# DATA EXCERPT:

○ ○ ○ ○ ○ ○ ○

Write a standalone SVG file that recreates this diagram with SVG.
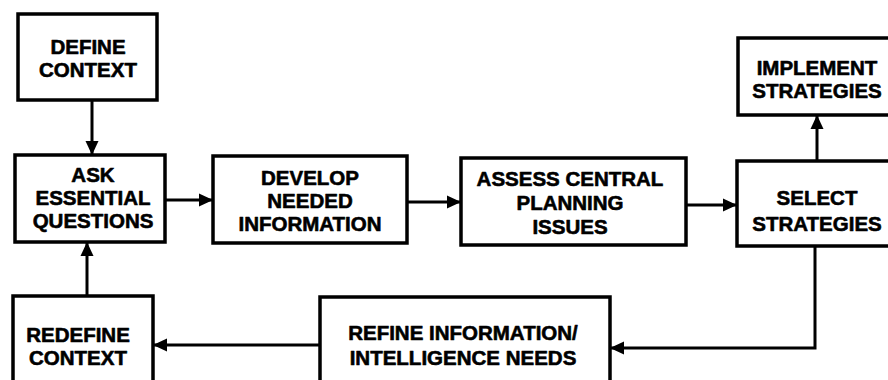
<svg xmlns="http://www.w3.org/2000/svg" width="888" height="380" viewBox="0 0 888 380">
<defs>
<marker id="ah" markerUnits="userSpaceOnUse" markerWidth="16" markerHeight="14" refX="14" refY="7" orient="auto">
<path d="M0,0.5 L14,7 L0,13.5 Z" fill="#000"/>
</marker>
<style>
.box{fill:#fff;stroke:#000;stroke-width:3.5}
.t{font-family:"Liberation Sans",Arial,sans-serif;font-weight:bold;font-size:20.5px;text-anchor:middle;fill:#000;stroke:#000;stroke-width:0.6;stroke-linejoin:round}
.c{fill:none;stroke:#000;stroke-width:3}
</style>
</defs>
<rect width="888" height="380" fill="#fff"/>
<g id="connectors">
<path class="c" d="M92,100 V155" marker-end="url(#ah)"/>
<path class="c" d="M165,200 H213" marker-end="url(#ah)"/>
<path class="c" d="M407,202 H461" marker-end="url(#ah)"/>
<path class="c" d="M686,205 H737" marker-end="url(#ah)"/>
<path class="c" d="M817,161 V115" marker-end="url(#ah)"/>
<path class="c" d="M815,246 V348 H610" marker-end="url(#ah)"/>
<path class="c" d="M320,345 H153" marker-end="url(#ah)"/>
<path class="c" d="M87,297 V242" marker-end="url(#ah)"/>
</g>
<g id="define-context">
<rect class="box" x="18" y="14" width="139" height="86"/>
<text class="t" x="88" y="54">DEFINE</text>
<text class="t" x="88" y="77">CONTEXT</text>
</g>
<g id="ask-essential-questions">
<rect class="box" x="15" y="155" width="150" height="87"/>
<text class="t" x="93" y="182">ASK</text>
<text class="t" x="93" y="205">ESSENTIAL</text>
<text class="t" x="93" y="228">QUESTIONS</text>
</g>
<g id="develop-needed-information">
<rect class="box" x="213" y="156" width="194" height="87"/>
<text class="t" x="310" y="185">DEVELOP</text>
<text class="t" x="310" y="208">NEEDED</text>
<text class="t" x="310" y="231">INFORMATION</text>
</g>
<g id="assess-central-planning-issues">
<rect class="box" x="461" y="158" width="225" height="87"/>
<text class="t" x="570" y="186">ASSESS CENTRAL</text>
<text class="t" x="570" y="210">PLANNING</text>
<text class="t" x="570" y="234">ISSUES</text>
</g>
<g id="select-strategies">
<rect class="box" x="737" y="161" width="160" height="85"/>
<text class="t" x="817" y="205">SELECT</text>
<text class="t" x="817" y="231">STRATEGIES</text>
</g>
<g id="implement-strategies">
<rect class="box" x="738" y="38" width="158" height="77"/>
<text class="t" x="817" y="75">IMPLEMENT</text>
<text class="t" x="817" y="98">STRATEGIES</text>
</g>
<g id="refine-information-intelligence-needs">
<rect class="box" x="320" y="297" width="290" height="100"/>
<text class="t" x="463" y="340">REFINE INFORMATION/</text>
<text class="t" x="463" y="365">INTELLIGENCE NEEDS</text>
</g>
<g id="redefine-context">
<rect class="box" x="13" y="296" width="140" height="100"/>
<text class="t" x="78" y="342">REDEFINE</text>
<text class="t" x="78" y="365">CONTEXT</text>
</g>
</svg>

○ ○ ○ ○ ○ ○ ○

# WHAT YOU ARE ASKED TO DO:
Quote the material in full and exactly; do not carry over its pictures.

# SOLUTION:
Write a standalone SVG file that recreates this diagram with SVG.
<svg xmlns="http://www.w3.org/2000/svg" width="888" height="380" viewBox="0 0 888 380">
<defs>
<marker id="ah" markerUnits="userSpaceOnUse" markerWidth="16" markerHeight="14" refX="14" refY="7" orient="auto">
<path d="M0,0.5 L14,7 L0,13.5 Z" fill="#000"/>
</marker>
<style>
.box{fill:#fff;stroke:#000;stroke-width:3.5}
.t{font-family:"Liberation Sans",Arial,sans-serif;font-weight:bold;font-size:20.5px;text-anchor:middle;fill:#000;stroke:#000;stroke-width:0.6;stroke-linejoin:round}
.c{fill:none;stroke:#000;stroke-width:3}
</style>
</defs>
<rect width="888" height="380" fill="#fff"/>
<g id="connectors">
<path class="c" d="M92,100 V155" marker-end="url(#ah)"/>
<path class="c" d="M165,200 H213" marker-end="url(#ah)"/>
<path class="c" d="M407,202 H461" marker-end="url(#ah)"/>
<path class="c" d="M686,205 H737" marker-end="url(#ah)"/>
<path class="c" d="M817,161 V115" marker-end="url(#ah)"/>
<path class="c" d="M815,246 V348 H610" marker-end="url(#ah)"/>
<path class="c" d="M320,345 H153" marker-end="url(#ah)"/>
<path class="c" d="M87,297 V242" marker-end="url(#ah)"/>
</g>
<g id="define-context">
<rect class="box" x="18" y="14" width="139" height="86"/>
<text class="t" x="88" y="54">DEFINE</text>
<text class="t" x="88" y="77">CONTEXT</text>
</g>
<g id="ask-essential-questions">
<rect class="box" x="15" y="155" width="150" height="87"/>
<text class="t" x="93" y="182">ASK</text>
<text class="t" x="93" y="205">ESSENTIAL</text>
<text class="t" x="93" y="228">QUESTIONS</text>
</g>
<g id="develop-needed-information">
<rect class="box" x="213" y="156" width="194" height="87"/>
<text class="t" x="310" y="185">DEVELOP</text>
<text class="t" x="310" y="208">NEEDED</text>
<text class="t" x="310" y="231">INFORMATION</text>
</g>
<g id="assess-central-planning-issues">
<rect class="box" x="461" y="158" width="225" height="87"/>
<text class="t" x="570" y="186">ASSESS CENTRAL</text>
<text class="t" x="570" y="210">PLANNING</text>
<text class="t" x="570" y="234">ISSUES</text>
</g>
<g id="select-strategies">
<rect class="box" x="737" y="161" width="160" height="85"/>
<text class="t" x="817" y="205">SELECT</text>
<text class="t" x="817" y="231">STRATEGIES</text>
</g>
<g id="implement-strategies">
<rect class="box" x="738" y="38" width="158" height="77"/>
<text class="t" x="817" y="75">IMPLEMENT</text>
<text class="t" x="817" y="98">STRATEGIES</text>
</g>
<g id="refine-information-intelligence-needs">
<rect class="box" x="320" y="297" width="290" height="100"/>
<text class="t" x="463" y="340">REFINE INFORMATION/</text>
<text class="t" x="463" y="365">INTELLIGENCE NEEDS</text>
</g>
<g id="redefine-context">
<rect class="box" x="13" y="296" width="140" height="100"/>
<text class="t" x="78" y="342">REDEFINE</text>
<text class="t" x="78" y="365">CONTEXT</text>
</g>
</svg>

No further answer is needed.